## Exercise prompt
Produce a word-for-word copy of the listing below without its pictures.

## Data section

— Start —

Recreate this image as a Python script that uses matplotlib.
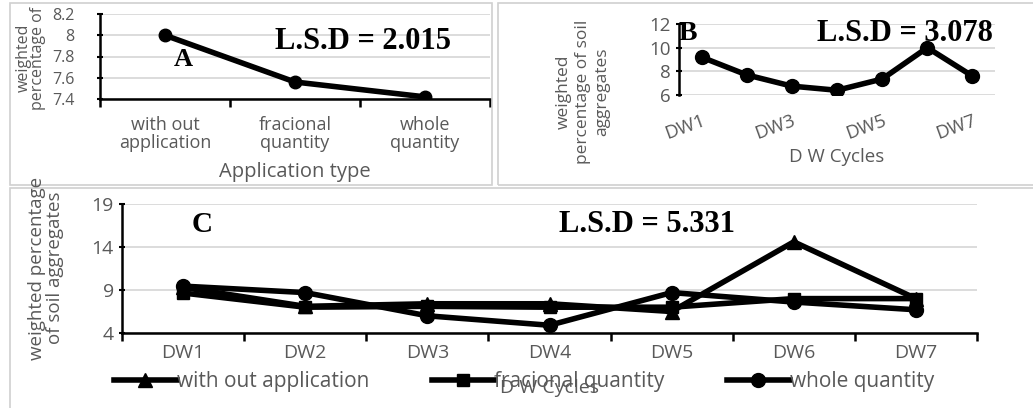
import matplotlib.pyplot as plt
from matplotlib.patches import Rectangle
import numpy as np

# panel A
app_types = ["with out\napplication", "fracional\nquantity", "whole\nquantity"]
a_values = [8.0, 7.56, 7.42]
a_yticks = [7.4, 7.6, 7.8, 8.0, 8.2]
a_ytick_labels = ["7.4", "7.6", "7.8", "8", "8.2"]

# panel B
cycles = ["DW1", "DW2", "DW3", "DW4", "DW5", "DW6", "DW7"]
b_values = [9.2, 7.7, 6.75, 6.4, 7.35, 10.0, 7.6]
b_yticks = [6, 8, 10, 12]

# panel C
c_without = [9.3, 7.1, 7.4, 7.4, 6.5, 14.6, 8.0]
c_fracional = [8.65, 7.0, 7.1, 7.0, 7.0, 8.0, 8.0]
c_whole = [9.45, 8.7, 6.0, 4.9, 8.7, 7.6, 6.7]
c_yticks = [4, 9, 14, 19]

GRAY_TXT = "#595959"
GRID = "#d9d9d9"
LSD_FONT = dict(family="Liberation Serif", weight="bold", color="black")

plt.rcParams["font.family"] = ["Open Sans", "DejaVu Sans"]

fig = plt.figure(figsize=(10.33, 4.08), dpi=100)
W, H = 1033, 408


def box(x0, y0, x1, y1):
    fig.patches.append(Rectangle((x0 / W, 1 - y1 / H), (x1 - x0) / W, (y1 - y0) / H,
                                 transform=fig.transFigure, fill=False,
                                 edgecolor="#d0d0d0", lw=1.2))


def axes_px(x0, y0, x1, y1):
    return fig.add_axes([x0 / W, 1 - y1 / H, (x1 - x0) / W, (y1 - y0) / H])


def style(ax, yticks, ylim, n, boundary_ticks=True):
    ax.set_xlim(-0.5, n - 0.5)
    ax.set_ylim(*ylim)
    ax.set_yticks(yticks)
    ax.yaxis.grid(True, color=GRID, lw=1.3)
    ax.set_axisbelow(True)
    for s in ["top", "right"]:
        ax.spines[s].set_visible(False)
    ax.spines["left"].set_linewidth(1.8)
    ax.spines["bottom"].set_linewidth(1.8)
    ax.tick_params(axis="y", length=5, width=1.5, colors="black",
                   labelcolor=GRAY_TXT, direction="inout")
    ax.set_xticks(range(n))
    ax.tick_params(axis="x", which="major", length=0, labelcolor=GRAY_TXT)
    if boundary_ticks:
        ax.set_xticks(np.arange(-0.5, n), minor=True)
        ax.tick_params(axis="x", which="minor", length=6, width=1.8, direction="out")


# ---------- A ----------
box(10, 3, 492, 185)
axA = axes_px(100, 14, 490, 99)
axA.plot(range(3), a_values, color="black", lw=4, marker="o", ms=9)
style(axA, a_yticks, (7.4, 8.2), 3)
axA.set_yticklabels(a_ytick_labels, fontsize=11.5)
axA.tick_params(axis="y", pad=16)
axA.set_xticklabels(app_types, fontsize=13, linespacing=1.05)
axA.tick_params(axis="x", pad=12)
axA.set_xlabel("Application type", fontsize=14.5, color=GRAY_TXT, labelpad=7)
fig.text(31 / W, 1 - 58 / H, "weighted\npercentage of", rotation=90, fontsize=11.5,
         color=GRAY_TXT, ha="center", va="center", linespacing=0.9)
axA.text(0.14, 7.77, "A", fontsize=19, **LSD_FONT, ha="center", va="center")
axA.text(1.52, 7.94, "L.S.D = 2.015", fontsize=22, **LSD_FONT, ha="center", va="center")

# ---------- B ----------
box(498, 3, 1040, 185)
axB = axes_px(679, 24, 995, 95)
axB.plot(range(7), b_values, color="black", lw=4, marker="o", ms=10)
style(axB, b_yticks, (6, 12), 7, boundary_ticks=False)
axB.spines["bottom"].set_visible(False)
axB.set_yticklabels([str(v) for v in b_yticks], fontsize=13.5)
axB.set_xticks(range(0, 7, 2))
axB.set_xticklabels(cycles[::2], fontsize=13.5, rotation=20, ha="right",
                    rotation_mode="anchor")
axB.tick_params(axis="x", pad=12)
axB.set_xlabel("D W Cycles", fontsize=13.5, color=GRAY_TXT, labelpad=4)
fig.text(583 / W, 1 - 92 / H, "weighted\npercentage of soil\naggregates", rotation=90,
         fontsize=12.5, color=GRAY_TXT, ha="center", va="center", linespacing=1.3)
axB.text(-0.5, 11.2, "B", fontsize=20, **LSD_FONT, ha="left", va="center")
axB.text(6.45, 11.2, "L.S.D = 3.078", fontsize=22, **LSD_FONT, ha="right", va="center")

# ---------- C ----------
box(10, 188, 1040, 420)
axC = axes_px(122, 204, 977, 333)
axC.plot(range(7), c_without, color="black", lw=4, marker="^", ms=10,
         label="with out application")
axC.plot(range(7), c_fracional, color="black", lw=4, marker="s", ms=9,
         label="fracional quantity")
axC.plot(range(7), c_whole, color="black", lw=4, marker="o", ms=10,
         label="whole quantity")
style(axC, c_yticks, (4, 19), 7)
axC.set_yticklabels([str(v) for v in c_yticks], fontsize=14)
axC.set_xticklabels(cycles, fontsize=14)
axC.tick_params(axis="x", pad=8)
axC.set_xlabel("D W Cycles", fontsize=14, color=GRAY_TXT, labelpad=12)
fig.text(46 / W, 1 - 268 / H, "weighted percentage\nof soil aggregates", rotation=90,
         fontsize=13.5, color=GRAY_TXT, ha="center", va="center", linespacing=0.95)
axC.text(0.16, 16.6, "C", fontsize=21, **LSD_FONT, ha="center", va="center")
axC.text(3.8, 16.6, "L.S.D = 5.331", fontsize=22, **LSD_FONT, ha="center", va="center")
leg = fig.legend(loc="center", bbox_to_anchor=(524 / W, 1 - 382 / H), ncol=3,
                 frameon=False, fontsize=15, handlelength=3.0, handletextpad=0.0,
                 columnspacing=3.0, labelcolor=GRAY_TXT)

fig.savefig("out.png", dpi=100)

— End —

## Exercise response
Recreate this image as a Python script that uses matplotlib.
import matplotlib.pyplot as plt
from matplotlib.patches import Rectangle
import numpy as np

# panel A
app_types = ["with out\napplication", "fracional\nquantity", "whole\nquantity"]
a_values = [8.0, 7.56, 7.42]
a_yticks = [7.4, 7.6, 7.8, 8.0, 8.2]
a_ytick_labels = ["7.4", "7.6", "7.8", "8", "8.2"]

# panel B
cycles = ["DW1", "DW2", "DW3", "DW4", "DW5", "DW6", "DW7"]
b_values = [9.2, 7.7, 6.75, 6.4, 7.35, 10.0, 7.6]
b_yticks = [6, 8, 10, 12]

# panel C
c_without = [9.3, 7.1, 7.4, 7.4, 6.5, 14.6, 8.0]
c_fracional = [8.65, 7.0, 7.1, 7.0, 7.0, 8.0, 8.0]
c_whole = [9.45, 8.7, 6.0, 4.9, 8.7, 7.6, 6.7]
c_yticks = [4, 9, 14, 19]

GRAY_TXT = "#595959"
GRID = "#d9d9d9"
LSD_FONT = dict(family="Liberation Serif", weight="bold", color="black")

plt.rcParams["font.family"] = ["Open Sans", "DejaVu Sans"]

fig = plt.figure(figsize=(10.33, 4.08), dpi=100)
W, H = 1033, 408


def box(x0, y0, x1, y1):
    fig.patches.append(Rectangle((x0 / W, 1 - y1 / H), (x1 - x0) / W, (y1 - y0) / H,
                                 transform=fig.transFigure, fill=False,
                                 edgecolor="#d0d0d0", lw=1.2))


def axes_px(x0, y0, x1, y1):
    return fig.add_axes([x0 / W, 1 - y1 / H, (x1 - x0) / W, (y1 - y0) / H])


def style(ax, yticks, ylim, n, boundary_ticks=True):
    ax.set_xlim(-0.5, n - 0.5)
    ax.set_ylim(*ylim)
    ax.set_yticks(yticks)
    ax.yaxis.grid(True, color=GRID, lw=1.3)
    ax.set_axisbelow(True)
    for s in ["top", "right"]:
        ax.spines[s].set_visible(False)
    ax.spines["left"].set_linewidth(1.8)
    ax.spines["bottom"].set_linewidth(1.8)
    ax.tick_params(axis="y", length=5, width=1.5, colors="black",
                   labelcolor=GRAY_TXT, direction="inout")
    ax.set_xticks(range(n))
    ax.tick_params(axis="x", which="major", length=0, labelcolor=GRAY_TXT)
    if boundary_ticks:
        ax.set_xticks(np.arange(-0.5, n), minor=True)
        ax.tick_params(axis="x", which="minor", length=6, width=1.8, direction="out")


# ---------- A ----------
box(10, 3, 492, 185)
axA = axes_px(100, 14, 490, 99)
axA.plot(range(3), a_values, color="black", lw=4, marker="o", ms=9)
style(axA, a_yticks, (7.4, 8.2), 3)
axA.set_yticklabels(a_ytick_labels, fontsize=11.5)
axA.tick_params(axis="y", pad=16)
axA.set_xticklabels(app_types, fontsize=13, linespacing=1.05)
axA.tick_params(axis="x", pad=12)
axA.set_xlabel("Application type", fontsize=14.5, color=GRAY_TXT, labelpad=7)
fig.text(31 / W, 1 - 58 / H, "weighted\npercentage of", rotation=90, fontsize=11.5,
         color=GRAY_TXT, ha="center", va="center", linespacing=0.9)
axA.text(0.14, 7.77, "A", fontsize=19, **LSD_FONT, ha="center", va="center")
axA.text(1.52, 7.94, "L.S.D = 2.015", fontsize=22, **LSD_FONT, ha="center", va="center")

# ---------- B ----------
box(498, 3, 1040, 185)
axB = axes_px(679, 24, 995, 95)
axB.plot(range(7), b_values, color="black", lw=4, marker="o", ms=10)
style(axB, b_yticks, (6, 12), 7, boundary_ticks=False)
axB.spines["bottom"].set_visible(False)
axB.set_yticklabels([str(v) for v in b_yticks], fontsize=13.5)
axB.set_xticks(range(0, 7, 2))
axB.set_xticklabels(cycles[::2], fontsize=13.5, rotation=20, ha="right",
                    rotation_mode="anchor")
axB.tick_params(axis="x", pad=12)
axB.set_xlabel("D W Cycles", fontsize=13.5, color=GRAY_TXT, labelpad=4)
fig.text(583 / W, 1 - 92 / H, "weighted\npercentage of soil\naggregates", rotation=90,
         fontsize=12.5, color=GRAY_TXT, ha="center", va="center", linespacing=1.3)
axB.text(-0.5, 11.2, "B", fontsize=20, **LSD_FONT, ha="left", va="center")
axB.text(6.45, 11.2, "L.S.D = 3.078", fontsize=22, **LSD_FONT, ha="right", va="center")

# ---------- C ----------
box(10, 188, 1040, 420)
axC = axes_px(122, 204, 977, 333)
axC.plot(range(7), c_without, color="black", lw=4, marker="^", ms=10,
         label="with out application")
axC.plot(range(7), c_fracional, color="black", lw=4, marker="s", ms=9,
         label="fracional quantity")
axC.plot(range(7), c_whole, color="black", lw=4, marker="o", ms=10,
         label="whole quantity")
style(axC, c_yticks, (4, 19), 7)
axC.set_yticklabels([str(v) for v in c_yticks], fontsize=14)
axC.set_xticklabels(cycles, fontsize=14)
axC.tick_params(axis="x", pad=8)
axC.set_xlabel("D W Cycles", fontsize=14, color=GRAY_TXT, labelpad=12)
fig.text(46 / W, 1 - 268 / H, "weighted percentage\nof soil aggregates", rotation=90,
         fontsize=13.5, color=GRAY_TXT, ha="center", va="center", linespacing=0.95)
axC.text(0.16, 16.6, "C", fontsize=21, **LSD_FONT, ha="center", va="center")
axC.text(3.8, 16.6, "L.S.D = 5.331", fontsize=22, **LSD_FONT, ha="center", va="center")
leg = fig.legend(loc="center", bbox_to_anchor=(524 / W, 1 - 382 / H), ncol=3,
                 frameon=False, fontsize=15, handlelength=3.0, handletextpad=0.0,
                 columnspacing=3.0, labelcolor=GRAY_TXT)

fig.savefig("out.png", dpi=100)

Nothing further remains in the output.